I'm having raw material failures: the fine, high quality Irish line linen singles I'm using as a lashing thread has broken about a dozen times so far. I expected some of this, since it's a singles; I'm suspending something from it. which gives it a tendency to unspin itself here and there and get weaker. But the strength, fineness, and smoothness of it still makes it a good choice. (Anything with a larger diameter would make the shed rod too crowded at the sett I'm using, and I didn't have a plied linen yarn of that size in my stash; I'd need something like a 70/2.) I just have to be careful not to leave the bobbins hanging for long at a time.

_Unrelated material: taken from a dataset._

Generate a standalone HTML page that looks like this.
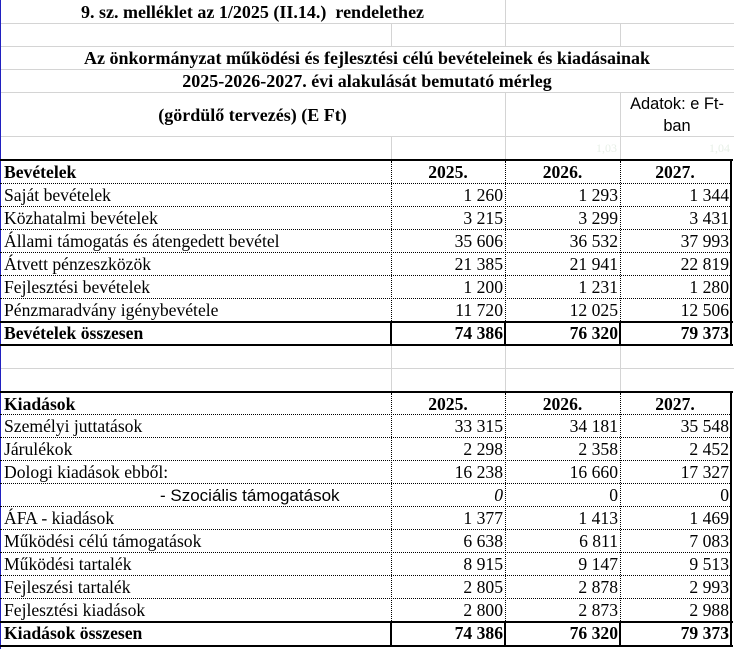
<!DOCTYPE html>
<html><head><meta charset="utf-8"><style>
*{margin:0;padding:0;box-sizing:border-box}
body{width:734px;height:649px;background:#fff;position:relative;overflow:hidden;font-family:"Liberation Serif",serif;font-size:17.6px;color:#000}
.a{position:absolute}
.g{position:absolute;background:#d4d4d4}
.t{position:absolute;white-space:nowrap;line-height:23px;height:23px}
.r{text-align:right}
.c{text-align:center}
.b{font-weight:bold}
.hd{position:absolute;left:0;width:732px;border-top:1px dotted #000}
.vd{position:absolute;width:0;border-left:1px dotted #000}
.th{position:absolute;left:0;width:733px;height:2px;background:#000}
.vs{position:absolute;width:2px;background:#000}
</style></head><body>
<div class="g" style="left:0;top:23px;width:734px;height:1px"></div>
<div class="g" style="left:0;top:46px;width:734px;height:1px"></div>
<div class="g" style="left:0;top:69px;width:734px;height:1px"></div>
<div class="g" style="left:0;top:92px;width:734px;height:1px"></div>
<div class="g" style="left:0;top:136px;width:734px;height:1px"></div>
<div class="g" style="left:505px;top:0;width:1px;height:46px"></div>
<div class="g" style="left:391px;top:23px;width:1px;height:23px"></div>
<div class="g" style="left:620px;top:23px;width:1px;height:23px"></div>
<div class="g" style="left:505px;top:92px;width:1px;height:68px"></div>
<div class="g" style="left:620px;top:92px;width:1px;height:68px"></div>
<div class="g" style="left:391px;top:136px;width:1px;height:24px"></div>
<div class="g" style="left:0;top:368px;width:734px;height:1px"></div>
<div class="g" style="left:391px;top:345px;width:1px;height:47px"></div>
<div class="g" style="left:505px;top:345px;width:1px;height:47px"></div>
<div class="g" style="left:620px;top:345px;width:1px;height:47px"></div>
<div class="a" style="left:0;top:0;width:1px;height:649px;background:#2020c0"></div>

<div class="t b" style="left:0;width:505px;top:1px;text-align:center;font-size:18px">9. sz. melléklet az 1/2025 (II.14.)&nbsp; rendelethez</div>
<div class="t b" style="left:0;width:734px;top:47px;text-align:center;font-size:18px">Az önkormányzat működési és fejlesztési célú bevételeinek és kiadásainak</div>
<div class="t b" style="left:0;width:734px;top:70px;text-align:center;font-size:18px">2025-2026-2027. évi alakulását bemutató mérleg</div>
<div class="t b" style="left:0;width:505px;top:104px;text-align:center;font-size:18px">(gördülő tervezés) (E Ft)</div>
<div class="a" style="left:620px;width:114px;top:93px;text-align:center;font-family:'Liberation Sans',sans-serif;font-size:16.4px;line-height:22px">Adatok: e Ft-<br>ban</div>
<div class="t r" style="left:505px;width:112px;top:137px;color:#e8f0e8;font-size:12px">1,03</div>
<div class="t r" style="left:620px;width:110px;top:137px;color:#e8f0e8;font-size:12px">1,04</div>

<div class="th" style="top:159px"></div>
<div class="hd" style="top:183px"></div><div class="hd" style="top:206px"></div><div class="hd" style="top:229px"></div><div class="hd" style="top:252px"></div><div class="hd" style="top:275px"></div><div class="hd" style="top:298px"></div>
<div class="vd" style="left:391px;top:161px;height:160px"></div>
<div class="vd" style="left:505px;top:161px;height:160px"></div>
<div class="vd" style="left:620px;top:161px;height:160px"></div>
<div class="vs" style="left:730px;top:161px;height:184px"></div>
<div class="th" style="top:321px"></div>
<div class="th" style="top:344px"></div>
<div class="vs" style="left:390px;top:321px;height:24px"></div>
<div class="vs" style="left:504px;top:321px;height:24px"></div>
<div class="vs" style="left:619px;top:321px;height:24px"></div>

<div class="t b" style="left:4px;top:161px">Bevételek</div>
<div class="t b c" style="left:391px;width:114px;top:161px">2025.</div>
<div class="t b c" style="left:505px;width:115px;top:161px">2026.</div>
<div class="t b c" style="left:620px;width:110px;top:161px">2027.</div>

<div class="t" style="left:4px;top:184px">Saját bevételek</div><div class="t r" style="left:391px;width:112px;top:184px">1 260</div><div class="t r" style="left:505px;width:113px;top:184px">1 293</div><div class="t r" style="left:620px;width:109px;top:184px">1 344</div>
<div class="t" style="left:4px;top:207px">Közhatalmi bevételek</div><div class="t r" style="left:391px;width:112px;top:207px">3 215</div><div class="t r" style="left:505px;width:113px;top:207px">3 299</div><div class="t r" style="left:620px;width:109px;top:207px">3 431</div>
<div class="t" style="left:4px;top:230px">Állami támogatás és átengedett bevétel</div><div class="t r" style="left:391px;width:112px;top:230px">35 606</div><div class="t r" style="left:505px;width:113px;top:230px">36 532</div><div class="t r" style="left:620px;width:109px;top:230px">37 993</div>
<div class="t" style="left:4px;top:253px">Átvett pénzeszközök</div><div class="t r" style="left:391px;width:112px;top:253px">21 385</div><div class="t r" style="left:505px;width:113px;top:253px">21 941</div><div class="t r" style="left:620px;width:109px;top:253px">22 819</div>
<div class="t" style="left:4px;top:276px">Fejlesztési bevételek</div><div class="t r" style="left:391px;width:112px;top:276px">1 200</div><div class="t r" style="left:505px;width:113px;top:276px">1 231</div><div class="t r" style="left:620px;width:109px;top:276px">1 280</div>
<div class="t" style="left:4px;top:299px">Pénzmaradvány igénybevétele</div><div class="t r" style="left:391px;width:112px;top:299px">11 720</div><div class="t r" style="left:505px;width:113px;top:299px">12 025</div><div class="t r" style="left:620px;width:109px;top:299px">12 506</div>
<div class="t b" style="left:4px;top:322px">Bevételek összesen</div><div class="t b r" style="left:391px;width:112px;top:322px">74 386</div><div class="t b r" style="left:505px;width:113px;top:322px">76 320</div><div class="t b r" style="left:620px;width:109px;top:322px">79 373</div>

<div class="th" style="top:391px"></div>
<div class="hd" style="top:414px"></div><div class="hd" style="top:437px"></div><div class="hd" style="top:460px"></div><div class="hd" style="top:483px"></div><div class="hd" style="top:506px"></div><div class="hd" style="top:529px"></div><div class="hd" style="top:552px"></div><div class="hd" style="top:575px"></div><div class="hd" style="top:598px"></div>
<div class="vd" style="left:391px;top:393px;height:228px"></div>
<div class="vd" style="left:505px;top:393px;height:228px"></div>
<div class="vd" style="left:620px;top:393px;height:228px"></div>
<div class="vs" style="left:730px;top:393px;height:254px"></div>
<div class="th" style="top:621px"></div>
<div class="th" style="top:645px"></div>
<div class="vs" style="left:390px;top:621px;height:25px"></div>
<div class="vs" style="left:504px;top:621px;height:25px"></div>
<div class="vs" style="left:619px;top:621px;height:25px"></div>

<div class="t b" style="left:4px;top:393px">Kiadások</div>
<div class="t b c" style="left:391px;width:114px;top:393px">2025.</div>
<div class="t b c" style="left:505px;width:115px;top:393px">2026.</div>
<div class="t b c" style="left:620px;width:110px;top:393px">2027.</div>

<div class="t" style="left:4px;top:415px">Személyi juttatások</div><div class="t r" style="left:391px;width:112px;top:415px">33 315</div><div class="t r" style="left:505px;width:113px;top:415px">34 181</div><div class="t r" style="left:620px;width:109px;top:415px">35 548</div>
<div class="t" style="left:4px;top:438px">Járulékok</div><div class="t r" style="left:391px;width:112px;top:438px">2 298</div><div class="t r" style="left:505px;width:113px;top:438px">2 358</div><div class="t r" style="left:620px;width:109px;top:438px">2 452</div>
<div class="t" style="left:4px;top:461px">Dologi kiadások ebből:</div><div class="t r" style="left:391px;width:112px;top:461px">16 238</div><div class="t r" style="left:505px;width:113px;top:461px">16 660</div><div class="t r" style="left:620px;width:109px;top:461px">17 327</div>
<div class="t" style="left:160px;top:484px;font-family:'Liberation Sans',sans-serif;font-size:17px">- Szociális támogatások</div><div class="t r" style="left:391px;width:112px;top:484px;font-style:italic">0</div><div class="t r" style="left:505px;width:113px;top:484px">0</div><div class="t r" style="left:620px;width:109px;top:484px">0</div>
<div class="t" style="left:4px;top:507px">ÁFA - kiadások</div><div class="t r" style="left:391px;width:112px;top:507px">1 377</div><div class="t r" style="left:505px;width:113px;top:507px">1 413</div><div class="t r" style="left:620px;width:109px;top:507px">1 469</div>
<div class="t" style="left:4px;top:530px">Működési célú támogatások</div><div class="t r" style="left:391px;width:112px;top:530px">6 638</div><div class="t r" style="left:505px;width:113px;top:530px">6 811</div><div class="t r" style="left:620px;width:109px;top:530px">7 083</div>
<div class="t" style="left:4px;top:553px">Működési tartalék</div><div class="t r" style="left:391px;width:112px;top:553px">8 915</div><div class="t r" style="left:505px;width:113px;top:553px">9 147</div><div class="t r" style="left:620px;width:109px;top:553px">9 513</div>
<div class="t" style="left:4px;top:576px">Fejleszési tartalék</div><div class="t r" style="left:391px;width:112px;top:576px">2 805</div><div class="t r" style="left:505px;width:113px;top:576px">2 878</div><div class="t r" style="left:620px;width:109px;top:576px">2 993</div>
<div class="t" style="left:4px;top:599px">Fejlesztési kiadások</div><div class="t r" style="left:391px;width:112px;top:599px">2 800</div><div class="t r" style="left:505px;width:113px;top:599px">2 873</div><div class="t r" style="left:620px;width:109px;top:599px">2 988</div>
<div class="t b" style="left:4px;top:622px">Kiadások összesen</div><div class="t b r" style="left:391px;width:112px;top:622px">74 386</div><div class="t b r" style="left:505px;width:113px;top:622px">76 320</div><div class="t b r" style="left:620px;width:109px;top:622px">79 373</div>
</body></html>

I'm also having equipment problems. The method I devised for doing the lacing depends on two hanks of yarn working reciprocally. I knew that simply using butterfly hanks would be a nightmare due to the long lengths required. Also, I wanted to be able to leave the work hanging so I could walk away from it at intervals. So for a while I was using those shuttle bobbins I mentioned previously. But I got tired of working with them because they tangled so easily. I went to the local string Mecca and purchased two large tapestry bobbins which are proving much less fiddly to manipulate. They only present one problem: their larger size and weight provide so much momentum that they tend to get tangled in the warp threads whenever I leave them to hang. Frustration ensues.
But I've worked out a method of handling and sequencing the warp ends that is not altogether unlike the way I handle threading a reed on a horizontal loom. As I work I try to remember that the more care I take with a warp in the initial stages, the less trouble it usually gives me down the line.
One can hope.
Next time I'll include a photo; I just haven't taken a good one of this stage of the process yet.
One nice point, though: ὁ πάτρων (Il Patron) stopped by yesterday. He got all excited to see the expanse of front warp that had already been laced, thinking it had been weighted already. The loom weights were on the floor under the warp, so at first glance it really looked like the weights were attached to the stretched-out yarn. It is so wonderful to see how active an interest he is taking in the process of creating this garment. I get a lot of additional incentive when I know that what I'm doing is helping someone learn. He is coming by again on Tuesday, by which time I hope to have at least some of the warp weighted so he can finally see those weights at work.